"Africa is, indeed, coming into fashion." - Horace Walpole (1774)


thinking it over

Professor Blattman has an interesting post about using incentives to get data on unique phenomena. In a manner of speaking:
"In Liberia, the guys at our local partner and survey organization swear that the best hunters have the power to change themselves to animals.

"Perhaps this is culturally insensitive of me, but I have a standing offer of $1000 cash to any of them if they can find one of these guys, bring him to me, and demonstrate. $2000 if I can film it."

While I've never been in a part of the developing world in which locals believe that people turn into animals (or, to be more precise, where anyone was willing to tell me that he or she believes that people turn into animals), I have heard something similar. About a decade ago, I briefly lived with a family in village near Kakamega, in western Kenya. My hosts were pretty well off for the area; both spouses had completed secondary school and the husband had employment in the formal sector. He had been a soccer star as a teenager, and the nuns at the nearby Catholic school had taken an interest in his success. They were still poor by any measure, but certainly well-educated and in many ways better off than their neighbors.

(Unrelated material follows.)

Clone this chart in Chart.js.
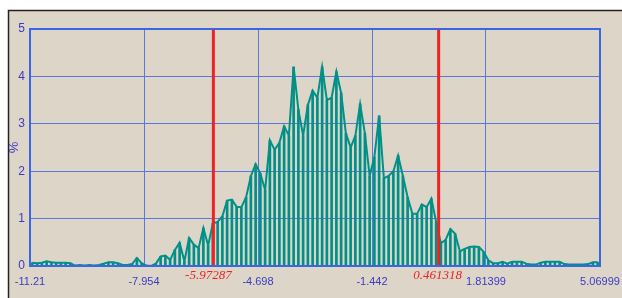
<!DOCTYPE html>
<html>
<head>
<meta charset="utf-8">
<script src="https://cdn.jsdelivr.net/npm/chart.js@4/dist/chart.umd.min.js"></script>
<style>
  html, body { margin: 0; padding: 0; background: #fff; }
  canvas { display: block; }
</style>
</head>
<body>
<canvas id="histogram-chart-canvas" width="622" height="298"></canvas>
<script>
// histogram range and bin values (%)
const binStart = -11.21;
const binEnd = 5.06999;
const percent = [
  0.07, 0.06, 0.07, 0.1, 0.08, 0.07, 0.07, 0.07, 0.06, 0.01,
  0.02, 0.01, 0.02, 0.01, 0.02, 0.05, 0.08, 0.08, 0.06, 0.02,
  0.02, 0.04, 0.17, 0.06, 0.01, 0.0, 0.05, 0.2, 0.22, 0.13,
  0.34, 0.49, 0.1, 0.59, 0.45, 0.38, 0.8, 0.43, 0.9, 0.93,
  1.05, 1.38, 1.4, 1.25, 1.24, 1.45, 1.9, 2.15, 1.95, 1.6,
  2.65, 2.45, 2.6, 2.95, 2.75, 4.2, 3.3, 2.75, 3.4, 3.7,
  3.55, 4.2, 3.5, 3.55, 4.1, 3.65, 2.8, 2.5, 2.75, 3.42,
  2.8, 1.9, 2.3, 3.17, 1.85, 1.9, 2.0, 2.33, 1.9, 1.45,
  1.1, 1.1, 1.3, 1.24, 1.42, 0.93, 0.48, 0.55, 0.78, 0.68,
  0.31, 0.36, 0.4, 0.41, 0.4, 0.3, 0.12, 0.06, 0.06, 0.09,
  0.05, 0.09, 0.09, 0.09, 0.05, 0.03, 0.03, 0.07, 0.09, 0.09,
  0.09, 0.09, 0.04, 0.03, 0.03, 0.03, 0.03, 0.04, 0.08, 0.08,
];
const xTicks = [-11.21, -7.954, -4.698, -1.442, 1.81399, 5.06999];
const xTickLabels = ['-11.21', '-7.954', '-4.698', '-1.442', '1.81399', '5.06999'];
const yTicks = [0, 1, 2, 3, 4, 5];
const markers = [-5.97287, 0.461318];
const markerLabels = ['-5.97287', '0.461318'];

const panelColor = '#ddd6c8';
const gridBlue = '#5a78dc';
const frameBlue = '#3a66e6';
const tickBlue = '#3a3ac4';
const teal = '#009088';
const red = '#ee2222';

const binWidth = (binEnd - binStart) / percent.length;
const points = percent.map((v, i) => ({ x: binStart + (i + 0.5) * binWidth, y: v }));

const panelPlugin = {
  id: 'panel',
  beforeDraw(chart) {
    const { ctx, width, height } = chart;
    ctx.save();
    ctx.fillStyle = '#fff';
    ctx.fillRect(0, 0, width, height);
    ctx.fillStyle = panelColor;
    ctx.fillRect(8, 10, width - 8, height - 10);
    ctx.strokeStyle = '#222';
    ctx.lineWidth = 1.5;
    ctx.beginPath();
    ctx.moveTo(8.5, height);
    ctx.lineTo(8.5, 10.5);
    ctx.lineTo(width, 10.5);
    ctx.stroke();
    ctx.restore();
  },
  afterDatasetsDraw(chart) {
    const { ctx, chartArea: a, scales: { x } } = chart;
    ctx.save();
    // confidence markers
    markers.forEach((m, i) => {
      const px = x.getPixelForValue(m);
      ctx.strokeStyle = red;
      ctx.lineWidth = 3;
      ctx.beginPath();
      ctx.moveTo(px, a.top);
      ctx.lineTo(px, a.bottom);
      ctx.stroke();
      ctx.fillStyle = red;
      ctx.font = 'italic 13px "Liberation Serif"';
      ctx.textAlign = 'center';
      ctx.textBaseline = 'middle';
      ctx.fillText(markerLabels[i], px - (i === 0 ? 5 : 1), a.bottom + 10);
    });
    // plot frame
    ctx.strokeStyle = frameBlue;
    ctx.lineWidth = 2;
    ctx.strokeRect(a.left, a.top, a.right - a.left, a.bottom - a.top);
    ctx.restore();
  },
};

const ctx = document.getElementById('histogram-chart-canvas').getContext('2d');

window.histogramChart = new Chart(ctx, {
  data: {
    datasets: [
      {
        type: 'line',
        data: points,
        borderColor: teal,
        borderWidth: 2,
        pointRadius: 0,
        tension: 0,
        order: 0,
      },
      {
        type: 'bar',
        data: points,
        backgroundColor: teal,
        barThickness: 2,
        order: 1,
      },
    ],
  },
  options: {
    responsive: false,
    animation: false,
    layout: {
      padding: { top: 29, right: 22, left: 0, bottom: 0 },
    },
    plugins: {
      legend: { display: false },
      tooltip: { enabled: false },
    },
    scales: {
      x: {
        type: 'linear',
        min: binStart,
        max: binEnd,
        offset: false,
        afterBuildTicks: (s) => { s.ticks = xTicks.map((v) => ({ value: v })); },
        afterFit: (s) => {
          s.height = 32;
          s.paddingLeft = 0;
          s.paddingRight = 0;
        },
        ticks: {
          autoSkip: false,
          maxRotation: 0,
          color: tickBlue,
          font: { family: '"Liberation Sans"', size: 11 },
          padding: 9,
          callback: (v, i) => xTickLabels[i],
        },
        grid: { color: gridBlue, lineWidth: 1, drawTicks: false, offset: false },
        border: { display: false },
      },
      y: {
        min: 0,
        max: 5,
        afterBuildTicks: (s) => { s.ticks = yTicks.map((v) => ({ value: v })); },
        afterFit: (s) => { s.width = 30; },
        ticks: {
          color: tickBlue,
          font: { family: '"Liberation Sans"', size: 12 },
          padding: 5,
        },
        grid: { color: gridBlue, lineWidth: 1, drawTicks: false },
        border: { display: false },
        title: {
          display: true,
          text: '%',
          color: tickBlue,
          font: { family: '"Liberation Sans"', size: 13 },
          padding: { top: 7, bottom: 0 },
        },
      },
    },
  },
  plugins: [panelPlugin],
});
</script>
</body>
</html>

While I was learning to do things like carting polluted water up a very, very steep hill to the house and taking a chicken from the coop to the dinner table, we had plenty of time to discuss our respective cultures. One night, my host asked, "Do you have night-runners in America?" He went on to explain that there were people, normal people, who walked about during the day like the rest of us, but who at night ran through the villages as madmen. I'm not sure I ever fully understood what it was about, but it was clear that night-runners were something to be feared - and something not entirely of this world.

One of the best lessons I ever learned came from my undergraduate Greek history professor on the first day of class. "Do not," he admonished us, "assume that the ancient Greeks thought like you do." He went on to point out that the Greeks had a different understanding of the way the universe operates, ate a different diet, and lived in an entirely different context than that in which we post-modern Gen X-ers operated.

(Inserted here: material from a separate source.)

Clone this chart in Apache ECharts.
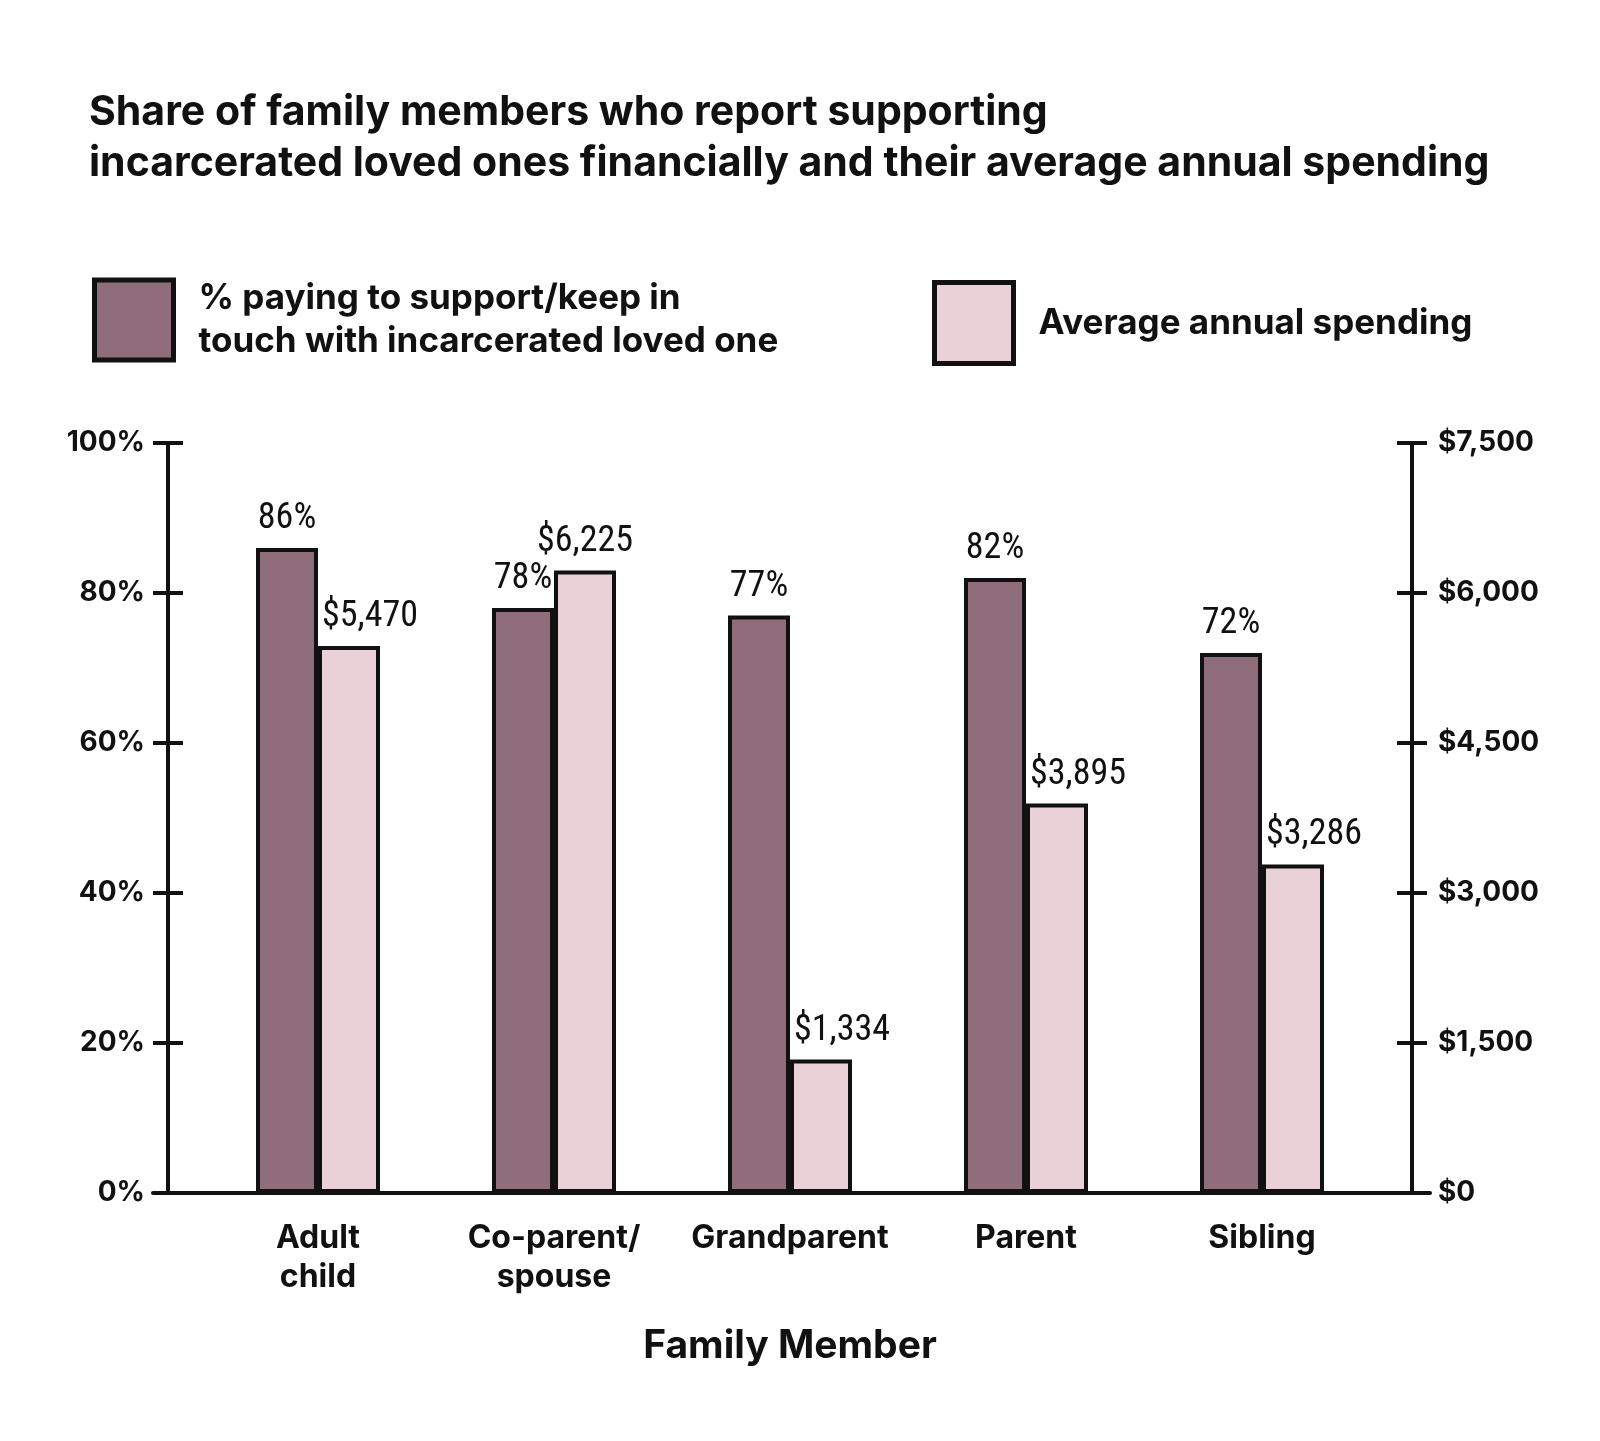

That professor was right, and not just about the Greeks. I learned from him that when studying phenomena in other cultures, it's never a good idea to assume that people operating in those contexts see the world in the same way that I do. That lesson has certainly informed my thinking about central Africa, where I've had to digest the fact that most of my interview subjects have entirely different ideas about the nature of individual identity, the laws of physics, and an unseen realm in which good and evil forces are constantly battling one another. (There's a reason that Western Pentecostal and charismatic religions are doing booming business in Africa these days. Their ideas about the spirit world fit in very well with the pre-existing cosmologies of many African cultures.)

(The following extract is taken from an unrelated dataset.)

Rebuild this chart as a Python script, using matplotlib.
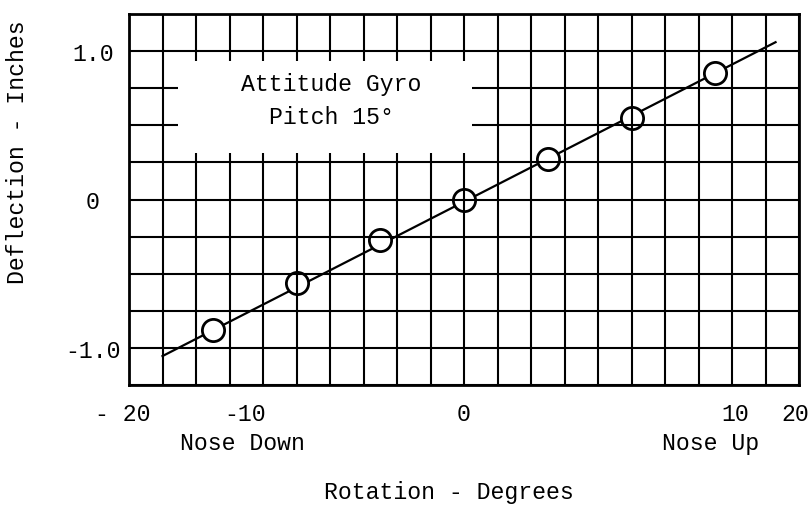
import matplotlib
matplotlib.use("Agg")
import matplotlib.pyplot as plt
import matplotlib.transforms as mtransforms
from matplotlib.ticker import MultipleLocator
from matplotlib.patches import Rectangle

# ---- data ----
rotation_deg = [-15, -10, -5, 0, 5, 10, 15]
deflection_in = [-0.88, -0.56, -0.27, 0.0, 0.27, 0.55, 0.85]
fit_x = [-18.0, 18.6]
fit_y = [-1.055, 1.06]

x_tick_pos = [-20.0, -13.1, 0.0, 16.2, 19.8]
x_tick_labels = ["- 20", "-10", "0", "10", "20"]
y_tick_pos = [-1.0, 0.0, 1.0]
y_tick_labels = ["-1.0", "0", "1.0"]

FONT = "Liberation Mono"
FS = 16.7

fig = plt.figure(figsize=(8.10, 5.06), dpi=100)
ax = fig.add_axes([129/810, 1-386/506, (799-129)/810, (386-15)/506])

# ticks
ax.set_xticks(x_tick_pos)
ax.set_xticklabels(x_tick_labels, family=FONT, fontsize=FS)
ax.set_yticks(y_tick_pos)
ax.set_yticklabels(y_tick_labels, family=FONT, fontsize=FS, ha="center")
ax.tick_params(which="both", length=0)
ax.tick_params(axis="y", pad=26)
ax.tick_params(axis="x", pad=12)
# the "- 20" label sits a little left of the frame in the original
first = ax.get_xticklabels()[0]
first.set_transform(first.get_transform() +
                    mtransforms.ScaledTranslation(-6/100, 0, fig.dpi_scale_trans))

# grid (every 2 degrees, every 0.25 in)
ax.xaxis.set_minor_locator(MultipleLocator(2))
ax.yaxis.set_minor_locator(MultipleLocator(0.25))
ax.xaxis.remove_overlapping_locs = False
ax.yaxis.remove_overlapping_locs = False
ax.set_axisbelow(False)
ax.grid(which="minor", color="black", linewidth=1.5)
ax.grid(which="major", visible=False)

ax.set_xlim(-20, 20)
ax.set_ylim(-1.25, 1.25)

# blank panel for the annotation
ax.add_patch(Rectangle((-17.1, 0.31), 17.6, 0.62, facecolor="white",
                       edgecolor="none", zorder=2.6))
ax.text(-7.9, 0.78, "Attitude Gyro", family=FONT, fontsize=FS,
        ha="center", va="center", zorder=3)
ax.text(-7.9, 0.56, "Pitch 15°", family=FONT, fontsize=FS,
        ha="center", va="center", zorder=3)

# fitted line and data points
ax.plot(fit_x, fit_y, color="black", linewidth=1.6, zorder=1)
ax.plot(rotation_deg, deflection_in, linestyle="none", marker="o",
        markersize=16, markerfacecolor="white", markeredgecolor="black",
        markeredgewidth=2.0, zorder=2)

for s in ax.spines.values():
    s.set_linewidth(2.0)
    s.set_zorder(4)

# labels
ax.text(-13.2, -0.155, "Nose Down", family=FONT, fontsize=FS, ha="center",
        va="center", transform=ax.get_xaxis_transform())
ax.text(14.7, -0.155, "Nose Up", family=FONT, fontsize=FS, ha="center",
        va="center", transform=ax.get_xaxis_transform())

ax.set_xlabel("Rotation - Degrees", family=FONT, fontsize=FS)
ax.xaxis.set_label_coords(0.478, -0.286)
ax.xaxis.label.set_va("center")
ax.set_ylabel("Deflection - Inches", family=FONT, fontsize=FS)
ax.yaxis.set_label_coords(-0.166, 0.63)
ax.yaxis.label.set_va("center")

fig.savefig("out.png", dpi=100)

Unfortunately, the idea that people in different cultures have different conceptions of the way the universe works often becomes an excuse for exoticizing people as "the other." That leads to stereotyped stories about those crazy ideas that Africans have. I mean, really. How can someone with a solid education and upbringing actually believe that his dead ancestors control the success of his business ventures or the amount of rain that falls in a year?

Even more unfortunately, this line of thinking often spills over into the policy sphere, where it takes on a nasty paternalistic tinge. Policy makers (and, more importantly, donors) assume that if the people they want to "help" have different understandings about the way the world works, that they can't necessarily be trusted to come up with solutions to their own problems. So we send in the experts to develop expensive programs that will circumvent this problem. After all, good development work can only be done by people who accept modern science and who understand that good hunting has very little to do with magic and everything to do with skill. Right?

Maybe. I mean, I don't believe that there's actually such a thing as a mysterious night-runner or a person who turns into an animal. And I'm not super-comfortable with the idea of handing over hundreds of thousands of grant dollars to someone who does.

But it's a mistake to assume that everyone thinks like I do. Our immediate inclination to dismiss foreign ideas makes some of our policy makers all too apt to dismiss the individual saying them as well, even when that individual has a far greater understanding of local contexts and what will work that an outsider can ever hope to attain. Ignoring people and communities who have that understanding almost always leads to bad policies and programs that don't work.